Cliodynamics for the people  

I have been reading War and Peace and War: The Life Cycles of Imperial Nations by Peter Turchin of the University of Connecticut (his publications webpage is here.) He proposes to found the study of Cliodymanics, a rather Hari Seldonesque endeavor (as he himself admits). But there are some very interesting things here.

The central thesis is that societies that find themselves on what he calls meta-ethnic frontiers (cheek-by-jowl with people from a very different language family/race/culture/civilization) are forced by their precarious situation to develop an oppositional sense of nationhood; those who also develop high levels of the social cohesion and co-operation that he terms abasiya (after Ibn Khaldun) not only survive but prevail over their neighbors, and begin the path that leads to expansion and empire. They then grow, reach a natural limit, and decay through recurring cycles of decline and recovery, population rise and fall, boom and bust, civil wars and restoration.

He traces how these dynamics play out in medieval Russia, in republican Rome, in colonial America, along the desert/cropland dividing line in western China, in post-Roman Europe (especially France).
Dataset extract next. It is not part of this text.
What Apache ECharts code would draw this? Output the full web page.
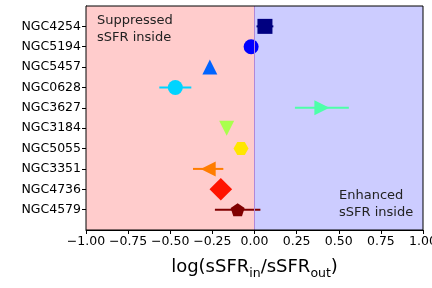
<!DOCTYPE html>
<html><head><meta charset="utf-8">
<script src="https://cdn.jsdelivr.net/npm/echarts@6/dist/echarts.min.js"></script>
<style>html,body{margin:0;padding:0;background:#fff}#c{width:432px;height:288px}</style>
</head><body><div id="c"></div>
<script>
const galaxies = ['NGC4254','NGC5194','NGC5457','NGC0628','NGC3627','NGC3184','NGC5055','NGC3351','NGC4736','NGC4579'];
const xValues = [0.062, -0.02, -0.265, -0.47, 0.40, -0.165, -0.08, -0.275, -0.20, -0.10];
const xErrors = [0.05, 0.0, 0.0, 0.095, 0.16, 0.0, 0.0, 0.09, 0.0, 0.135];
const xTicks = [-1.0, -0.75, -0.5, -0.25, 0.0, 0.25, 0.5, 0.75, 1.0];

const colors = ['#000080','#0000ff','#0063ff','#00d4ff','#4dffa9','#a9ff4d','#ffe600','#ff7d00','#ff1400','#800000'];
const hexPath = 'path://M-1,0 L-0.5,-0.866 L0.5,-0.866 L1,0 L0.5,0.866 L-0.5,0.866Z';
const pentPath = 'path://M0,-1 L0.951,-0.309 L0.588,0.809 L-0.588,0.809 L-0.951,-0.309Z';
const symbols = [
  {symbol:'rect', size:15, rot:0},
  {symbol:'circle', size:15, rot:0},
  {symbol:'triangle', size:15, rot:0},
  {symbol:'circle', size:15, rot:0},
  {symbol:'triangle', size:15, rot:-90},
  {symbol:'triangle', size:15, rot:180},
  {symbol:hexPath, size:[15,13], rot:0},
  {symbol:'triangle', size:15, rot:90},
  {symbol:'rect', size:16, rot:45},
  {symbol:pentPath, size:[14,13], rot:0}
];

const font = 'DejaVu Sans';
const chart = echarts.init(document.getElementById('c'), null, {renderer:'canvas'});

const scatterData = galaxies.map((g,i)=>({
  value:[xValues[i], i],
  symbol: symbols[i].symbol,
  symbolSize: symbols[i].size,
  symbolRotate: symbols[i].rot,
  itemStyle:{color:colors[i], opacity:1}
}));
const errData = galaxies.map((g,i)=>[xValues[i], i, xErrors[i]]);

chart.setOption({
  animation:false,
  grid:{left:86, right:9, top:6, bottom:58, containLabel:false, outerBoundsMode:'none'},
  xAxis:{
    type:'value', min:-1, max:1, interval:0.25,
    axisLine:{show:true, onZero:false, lineStyle:{color:'#000', width:1}},
    axisTick:{show:true, length:4, lineStyle:{color:'#000'}},
    splitLine:{show:false},
    axisLabel:{color:'#000', fontFamily:font, fontSize:12.5, margin:5, hideOverlap:false,
      formatter:v=>v.toFixed(2).replace('-','\u2212')},
    name:'{a|log(sSFR}{s|in}{a|/sSFR}{s|out}{a|)}',
    nameLocation:'middle', nameGap:24,
    nameTextStyle:{
      rich:{
        a:{fontFamily:font, fontSize:18, color:'#000', verticalAlign:'bottom', lineHeight:22},
        s:{fontFamily:font, fontSize:12.5, color:'#000', verticalAlign:'bottom', lineHeight:16, padding:[0,0,-4,0]}
      }
    }
  },
  yAxis:{
    type:'value', min:-1, max:10, interval:1, inverse:true,
    axisLine:{show:true, onZero:false, lineStyle:{color:'#000'}},
    axisTick:{show:true, length:4, lineStyle:{color:'#000'}, customValues:[0,1,2,3,4,5,6,7,8,9]},
    axisLabel:{color:'#000', fontFamily:font, fontSize:12.5, margin:5,
      customValues:[0,1,2,3,4,5,6,7,8,9],
      formatter:v=>galaxies[v]!==undefined?galaxies[v]:''},
    splitLine:{show:false}
  },
  series:[
    {
      type:'line', data:[], silent:true,
      markArea:{silent:true,
        data:[
          [{xAxis:-1, yAxis:-1, itemStyle:{color:'#ffcccc'}},{xAxis:0, yAxis:10}],
          [{xAxis:0, yAxis:-1, itemStyle:{color:'#ccccff'}},{xAxis:1, yAxis:10}]
        ]},
      markLine:{silent:true, symbol:'none', label:{show:false},
        lineStyle:{color:'#b088d8', width:1, type:'solid'},
        data:[{xAxis:0}]}
    },
    {
      type:'custom', z:3, data:errData,
      renderItem:(params, api)=>{
        const x=api.value(0), y=api.value(1), e=api.value(2);
        if(!e) return null;
        const p1=api.coord([x-e,y]), p2=api.coord([x+e,y]);
        return {type:'line', shape:{x1:p1[0],y1:p1[1],x2:p2[0],y2:p2[1]},
          style:{stroke:colors[params.dataIndex], lineWidth:2}};
      }
    },
    {type:'scatter', z:4, data:scatterData}
  ],
  graphic:[
    {type:'rect', shape:{x:86,y:6,width:337,height:224}, style:{fill:'none', stroke:'#000', lineWidth:1}, z:10, silent:true},
    {type:'text', left:97, top:12, style:{text:'Suppressed\nsSFR inside', font:'13px "DejaVu Sans"', fill:'#222', lineHeight:17}, z:10},
    {type:'text', left:339, top:187, style:{text:'Enhanced\nsSFR inside', font:'13px "DejaVu Sans"', fill:'#222', lineHeight:17}, z:10}
  ]
});
</script></body></html>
Much meat here. Also some chaff, for those already familiar with game theory or the arguments against a strictly-rational economic man or the great-man theory of history. And some bits of silliness: I'm not entirely sure how Roman commanders devoting themselves to Death and Discord by plunging directly into the center of the enemy battle line is “not at all similar” to Kamikaze pilots taking dead aim at warships but rather to jihadi shahids who blow themselves up in pizza parlors or wedding receptions or funeral processions. (Is it because Shinto isn't explicitly religious in a way Westerners can easily recognize?) But these are cavils about an intended popularization.

One issue he addresses only in passing: the Palestinians, who because of their UN-supported existence in refugee camps along the meta-ethnic frontier with Israel, have developed a strong sense of a national identity that didn't exist sixty years ago. Very true. But what follows from the cliodynamic principles described is that the Two-State solution is basically just a fond fantasy, or at best an unsustainable truce state, a hudna. The eventual outcome will be – must be – either Greater Israel or Greater Palestine.

I know which outcome I, as a member and beneficiary of Western civilization, would much rather see (Turchin is more neutral, and applauds Europeans for being even-handed, or even tilting toward the Palestinians); but I also know which way to bet, given demographics. The Israelis' very refusal to engage in ethnic cleansing increases the likelihood that the Palestinians, who have no such compunctions, will.

And what will happen, when the 21st century sees Tel Aviv destroyed and the Jews driven from the Middle East, as they were from Europe in the 20th? (Discuss)

I wish Turchin had devoted more time to the dynamics of decline and recovery. France from the 9th to 18th centuries makes a wonderful case study combining economics, population, and civil unrest, but I would like to know more about how the core of an empire dissipates abasiya, so that each later restoration is driven not from the core but by outsiders who have been brought in to support (or co-opt) the system (Germanic generals of imperial Roman legions who become emperors themselves, and their descendents Napoleon the Corsican and Hitler the Austrian); and ultimately exhausts it. Some societies develop ways of including and incorporating successive waves of new members; others do not. Southern Italy has never been a cohesive society since the empire; I suspect the same will be true of Castilian Spain. And Arabia. Perhaps in the next book.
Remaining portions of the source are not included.